Which Factors are Affecting Compensation System?

Factors Affecting Compensation System

The Compensation is the monetary and non-monetary rewards given to the employees in return for their work done for the organization. Basically, the compensation is in the form of salaries and wages.

Developing suitable compensation policies to meet organizational strategies, while efficiently accommodating different types of employment terms and conditions, poses many distinctive challenges for global HR practitioners, such as:

  • Dealing with diverse standards and costs of living and multiple currencies, exchange rates, inflation/deflation rates, tax systems and tax rates.
  • Maintaining the suitable balance between global consistency and local significance.
  • Addressing organizational business changes (expansions, mergers and acquisitions, joint ventures, Greenfield operations and investitures).
  • Complying with local compensation practices, laws, and regulations.
  • Accommodating varied employee values and expectations stemming from differences in cultures, languages and communication preferences.

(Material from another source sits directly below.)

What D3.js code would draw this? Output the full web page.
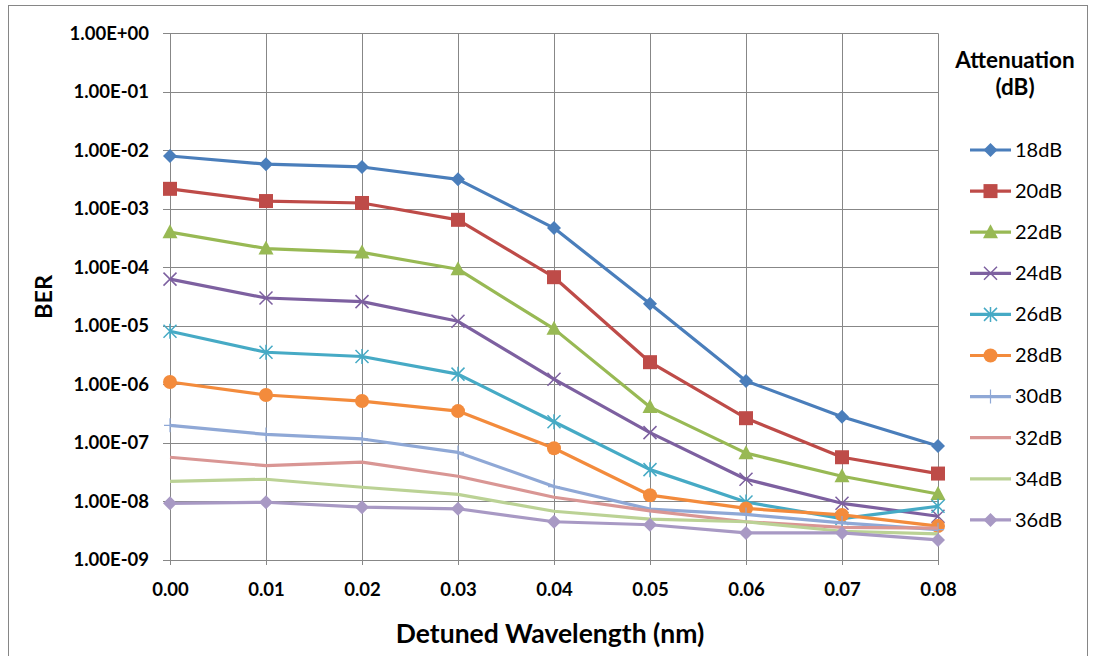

The primary objective of a compensation system is to administer an effective and equitable pay system. It can be affected by various factors which are as follows:

  1. Organizational Provisions

The organizational provision states that the level of compensation largely depends upon organizational operating policies and procedures. It is because the policies serve as a guideline for formulating and implementing compensation plans and programs.

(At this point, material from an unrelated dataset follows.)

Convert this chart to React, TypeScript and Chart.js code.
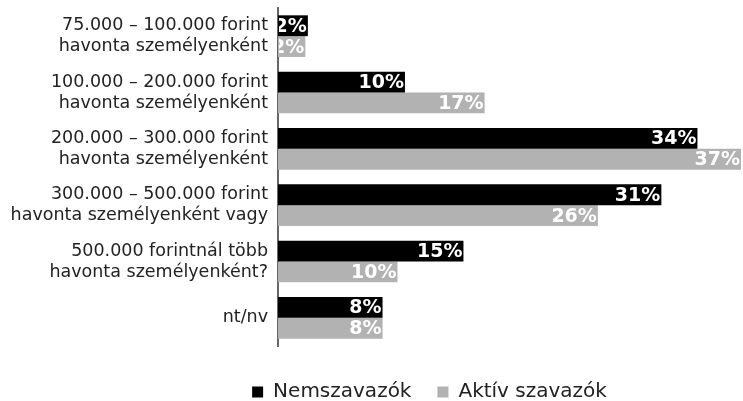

  1. Government Regulations

In order to protect the working class from wage exploitation by strong employers, the government enacts various laws and judicial decisions. Such laws and regulations affect compensation management. Because, they emphasize on minimum wage rate, overtime rate, working hours, equal pay for equal work, payment of bonus, etc.

  1. Equity Considerations

Equity considerations hold the philosophy that the compensation system should be fair and equitable. It means the compensation system should be similar for the same type of work within the organization. Similarly, it should be fair relative to what other people get for the similar job in another organization.

  1. Union Pressure

Labor unions are pressure groups that work in the interest of the workers. Such unions lobby the management for the formulation of fair compensation plans. These organized unions can ensure better wages for employees.

  1. Job Analysis And Evaluation Report

Job analysis is a method through which necessary information about the contents and the contexts of the job is made available to determine the value of each job. The job evaluation is a process of determining the value/worth of a job so that a payment system can be specified.

  1. Cost Of Living

Compensation is concerned with an overall return that an employee obtains from the organization for rendering contributions towards organizational objectives. Therefore, the payment should be adequate to maintain the cost of living of the employees.

  1. Organizational Positions

Sometimes, the organization itself evaluates where it is in order to prepare compensation plans. The position of the organization is determined by its productivity i.e., if the productivity of the worker is high, it assesses itself as a higher position. As a consequence of it, the compensation system is determined at a higher level.

  1. Productivity of Workers

Another factor of compensation management is the productivity of workers. This is the new concept of linking pay with employee performance. Under it, if the workers are highly productive, they get high compensation as compared to less productive workers. Productivity is a key factor as it enhances organization’s image and status.